There’s an audacious new plan afoot to address the ongoing border crisis, and it seems it’s about as straightforward as it gets: send the troublesome lot off to Guantanamo Bay. That’s right, the same Guantanamo where hardened terrorists have been kept is now considered a potential option for illegal immigrants deemed too risky to roam within the U.S. President Donald Trump has directed the Pentagon and the Department of Homeland Security to prepare a facility at Guantanamo Bay for this purpose, which he claims can accommodate up to 30,000 individuals.
Of course, it’s somewhat amusing to think that the Defense Department will be using its resources, including military aircraft, to swiftly transport these individuals off to potentially sunnier pastures. Instead of new accommodations in America’s heartland, these guests will find themselves surrounded by ocean waves while awaiting deportation to their countries of origin. The current administration seems determined to ensure these “criminal illegal aliens” spend no more time than necessary within our borders. One might say it’s extreme, but extreme measures might just be the bold approach they’re betting on.
And while we’ve got border issues cooking, Panama is also under scrutiny. It appears they need a reminder about the importance of free, unfettered access to the Panama Canal. If Panama gets ornery, there’s a suggestion on the table that “persuasion” might involve something more authoritative. The President’s vision leaves no hanging threads when it comes to such matters. After all, some swift negotiation might ensure things remain in our favor. Keep sailing, Panama, and let’s avoid any high-seas drama.
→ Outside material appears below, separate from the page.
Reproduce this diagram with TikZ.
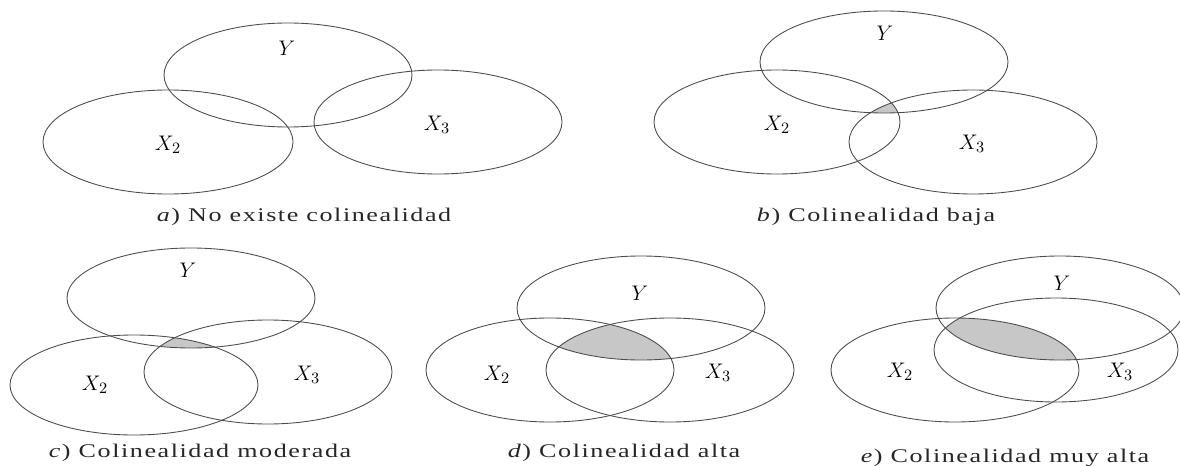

Moving to cooler climates, we’re hearing that our European allies like Denmark and France are suddenly very interested in the strategic expanse of Greenland. It’s unclear if they’re truly committed to spending billions on defense or if it’s just a diplomatic dance. Whatever the case, it seems Uncle Sam has reshaped the playing field once again, stirring up enthusiasm, or perhaps mild panic, amongst other nations to keep China’s mineral-hungry mitts off of Arctic treasures.
Finally, there’s a shake-up at the Defense Department where Diversity, Equity, and Inclusion (DEI) initiatives are apparently packing their bags. The latest directive seems to emphasize good old merit-based principles instead of the touchy-feely “diversity is our strength” mantra. The goal? Unity and a shared purpose—back to basics for the military, ensuring nothing distracts from mission-readiness and lethality. Any holdouts might just have to reconsider their career choices, as orders now emphasize capability over anything else. Whether or not the administration faces a storm of legal challenges, they seem ready to weather it, keeping their sights on what they assert are America’s real defense priorities.